Security concerns in businesses including a thriving oil industry have driven up the costs in the African nation, according to the latest 2013 Cost of Living Survey from human resources firm Mercer, designed to help companies budget sending workers abroad.
“Despite being one of Africa’s major oil producers, Angola is a relatively poor country yet expensive for expatriates since imported goods can be costly,” said Barb Marder, a senior partner at Mercer.
“In addition, finding secure living accommodations that meet the standards of expatriates can be challenging and quite costly.”
Housing expenses are among the highest for companies making relocations, which the average cost of a two-bedroom “luxury” apartment in Luanda estimated at $6500 per month, Moscow at $4600 per month and Tokyo $4315.
In Luanda, a club sandwich and soda will set you back $20.06, a pair of blue jeans $204.41 and monthly rent for a three-bedroom house $15,000. A litre of gasoline only costs $.63, however.
Coming in fourth was Ndjamena, Chad and fifth was Singapore. Hong Kong, Geneva, Zurich, Bern and Sydney rounded out the list of top 10 costliest cities.

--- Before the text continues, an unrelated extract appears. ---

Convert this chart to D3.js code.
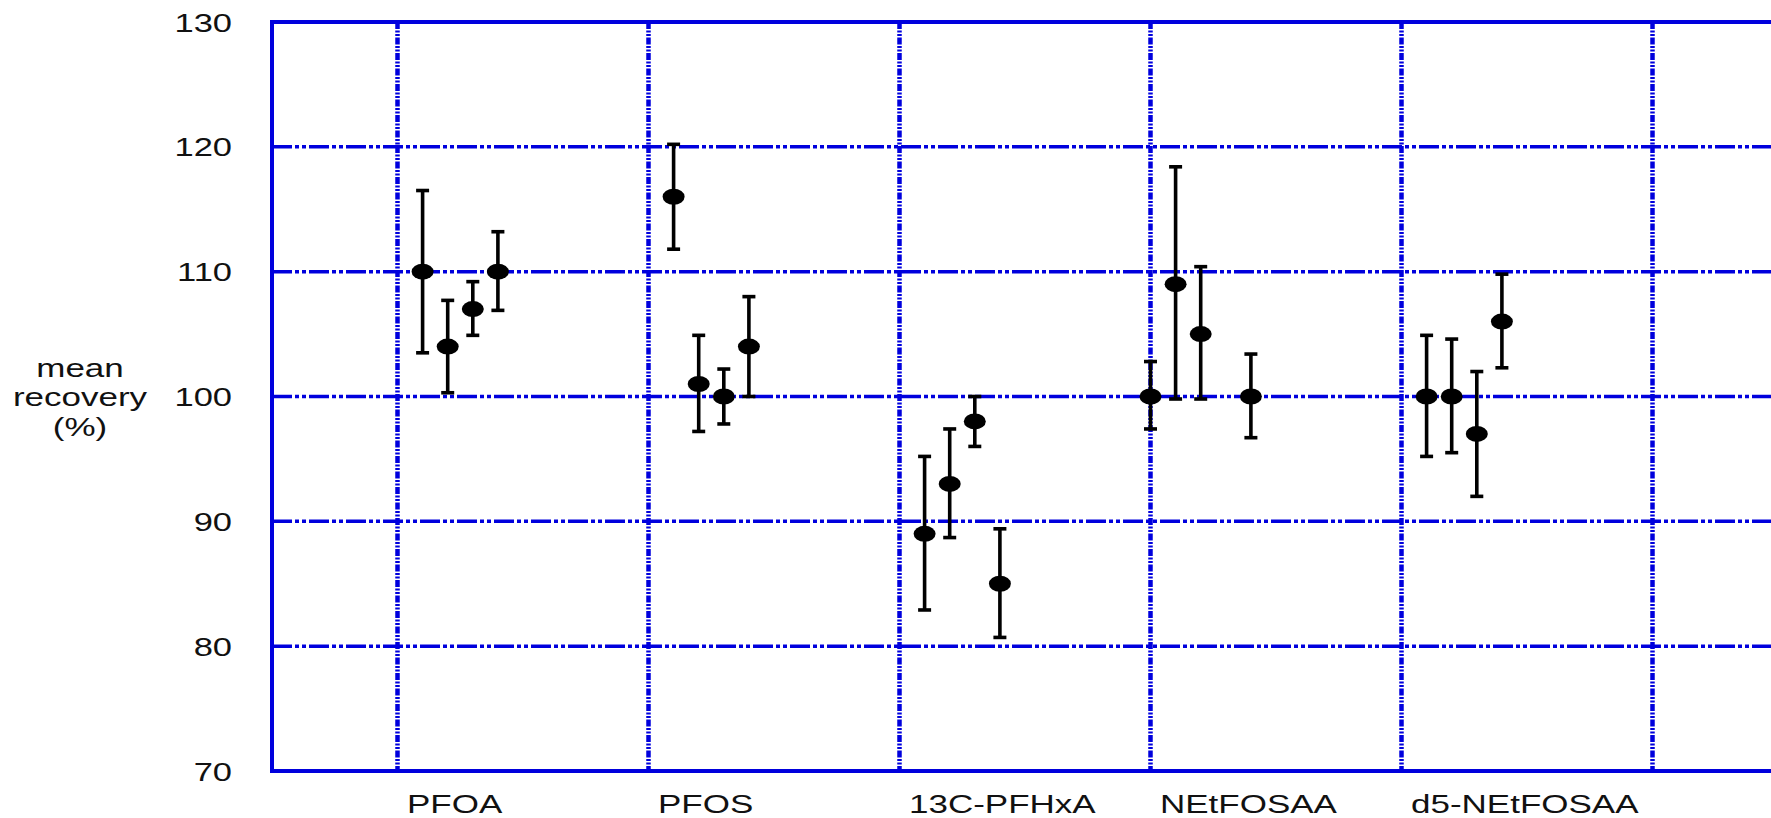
<!DOCTYPE html>
<html>
<head>
<meta charset="utf-8">
<script src="https://cdn.jsdelivr.net/npm/d3@7"></script>
<style>
  body { margin: 0; background: #fff; }
  svg { display: block; }
</style>
</head>
<body>
<div id="chart"></div>
<script>
// categories on the x axis
var categories = ["PFOA", "PFOS", "13C-PFHxA", "NEtFOSAA", "d5-NEtFOSAA"];
// x position of each point (category index + small shift)
var pointX = [
  [1.1, 1.2, 1.3, 1.4],
  [2.1, 2.2, 2.3, 2.4],
  [3.1, 3.2, 3.3, 3.4],
  [4.0, 4.1, 4.2, 4.4],
  [5.1, 5.2, 5.3, 5.4]
];
// mean recovery (%) and the ends of the error bars
var means = [
  [110, 104, 107, 110],
  [116, 101, 100, 104],
  [89, 93, 98, 85],
  [100, 109, 105, 100],
  [100, 100, 97, 106]
];
var upper = [
  [116.5, 107.7, 109.2, 113.2],
  [120.2, 104.9, 102.2, 108.0],
  [95.2, 97.4, 100.0, 89.4],
  [102.8, 118.4, 110.4, 103.4],
  [104.9, 104.6, 102.0, 109.8]
];
var lower = [
  [103.5, 100.3, 104.9, 106.9],
  [111.8, 97.2, 97.8, 100.0],
  [82.9, 88.7, 96.0, 80.7],
  [97.4, 99.8, 99.8, 96.7],
  [95.2, 95.5, 92.0, 102.3]
];
var yTicks = [70, 80, 90, 100, 110, 120, 130];
var xGrid = [1, 2, 3, 4, 5, 6];

var w = 1771;
var h = 818;
var blue = "#0000dd";
var font = "'Liberation Sans', Arial, sans-serif";

var x = d3.scaleLinear().domain([0.5, 6.5]).range([272, 1778]);
var y = d3.scaleLinear().domain([70, 130]).range([771, 22]);

var svg = d3.select("#chart").append("svg")
  .attr("width", w)
  .attr("height", h);

// flatten the arrays into one list of points
var points = [];
categories.forEach(function(c, i) {
  means[i].forEach(function(m, j) {
    points.push({ x: pointX[i][j], mean: m, hi: upper[i][j], lo: lower[i][j] });
  });
});

// horizontal grid (dash-dot-dot)
svg.append("g").selectAll("line")
  .data(yTicks.filter(function(d) { return d > 70 && d < 130; }))
  .enter().append("line")
  .attr("x1", x(0.5)).attr("x2", w)
  .attr("y1", function(d) { return y(d); })
  .attr("y2", function(d) { return y(d); })
  .attr("stroke", blue)
  .attr("stroke-width", 3.5)
  .attr("stroke-dasharray", "20,3,4,3,4,3");

// vertical grid
svg.append("g").selectAll("line")
  .data(xGrid)
  .enter().append("line")
  .attr("x1", function(d) { return x(d); })
  .attr("x2", function(d) { return x(d); })
  .attr("y1", y(130)).attr("y2", y(70))
  .attr("stroke", blue)
  .attr("stroke-width", 4.5)
  .attr("stroke-dasharray", "7,1.5,2,1.5,2,1.5");

// frame: left, top, bottom
var frame = svg.append("g").attr("stroke", blue).attr("stroke-width", 4);
frame.append("line").attr("x1", x(0.5)).attr("x2", x(0.5)).attr("y1", y(130) - 2).attr("y2", y(70) + 2);
frame.append("line").attr("x1", x(0.5)).attr("x2", w).attr("y1", y(130)).attr("y2", y(130));
frame.append("line").attr("x1", x(0.5)).attr("x2", w).attr("y1", y(70)).attr("y2", y(70));

// y tick labels
svg.append("g")
  .attr("transform", "translate(" + x(0.5) + ",0)")
  .call(d3.axisLeft(y).tickValues(yTicks).tickSize(0).tickPadding(0))
  .call(function(g) { g.select(".domain").remove(); })
  .selectAll("text")
  .attr("x", 0)
  .attr("dy", "0.36em")
  .attr("transform", "translate(-40,0) scale(1.38,1)")
  .attr("font-family", font)
  .attr("font-size", "25px")
  .attr("fill", "#111");

// category labels
svg.append("g")
  .attr("transform", "translate(0," + y(70) + ")")
  .call(d3.axisBottom(x).tickValues([1, 2, 3, 4, 5]).tickSize(0)
    .tickFormat(function(d) { return categories[d - 1]; }))
  .call(function(g) { g.select(".domain").remove(); })
  .selectAll("text")
  .attr("y", 0)
  .attr("dy", 0)
  .attr("text-anchor", "start")
  .attr("transform", "translate(9,42) scale(1.4,1)")
  .attr("font-family", font)
  .attr("font-size", "25px")
  .attr("fill", "#111");

// y axis title
svg.append("text")
  .attr("transform", "translate(80,0) scale(1.4,1)")
  .attr("text-anchor", "middle")
  .attr("font-family", font)
  .attr("font-size", "25px")
  .attr("fill", "#111")
  .selectAll("tspan")
  .data(["mean", "recovery", "(%)"])
  .enter().append("tspan")
  .attr("x", 0)
  .attr("y", function(d, i) { return 377 + i * 29.5; })
  .text(function(d) { return d; });

// error bars
var bars = svg.append("g").attr("stroke", "#000").attr("stroke-width", 3.6);
bars.selectAll(".stem").data(points).enter().append("line")
  .attr("x1", function(d) { return x(d.x); })
  .attr("x2", function(d) { return x(d.x); })
  .attr("y1", function(d) { return y(d.hi); })
  .attr("y2", function(d) { return y(d.lo); });
bars.selectAll(".capHi").data(points).enter().append("line")
  .attr("x1", function(d) { return x(d.x) - 6.5; })
  .attr("x2", function(d) { return x(d.x) + 6.5; })
  .attr("y1", function(d) { return y(d.hi); })
  .attr("y2", function(d) { return y(d.hi); });
bars.selectAll(".capLo").data(points).enter().append("line")
  .attr("x1", function(d) { return x(d.x) - 6.5; })
  .attr("x2", function(d) { return x(d.x) + 6.5; })
  .attr("y1", function(d) { return y(d.lo); })
  .attr("y2", function(d) { return y(d.lo); });

// mean markers
svg.append("g").selectAll("ellipse")
  .data(points)
  .enter().append("ellipse")
  .attr("cx", function(d) { return x(d.x); })
  .attr("cy", function(d) { return y(d.mean); })
  .attr("rx", 11)
  .attr("ry", 8)
  .attr("fill", "#000");
</script>
</body>
</html>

Weaker currency exchanges meant costs retreated somewhat in Asia and Latin American countries like Brazil.
In the US, New York City serves as the benchmark for the study and was the country’s costliest city.
See here for a full summary of results or to check out what a hamburger meal costs in Venezuela.
Regardless, research by Mercer indicates global posts are on the rise.
“Organisations need to evaluate the impact of currency fluctuations, inflation, and political instability when sending employees on overseas assignments while ensuring they can facilitate the moves they need to drive the business results by offering fair and competitive compensation packages,” the firm concluded.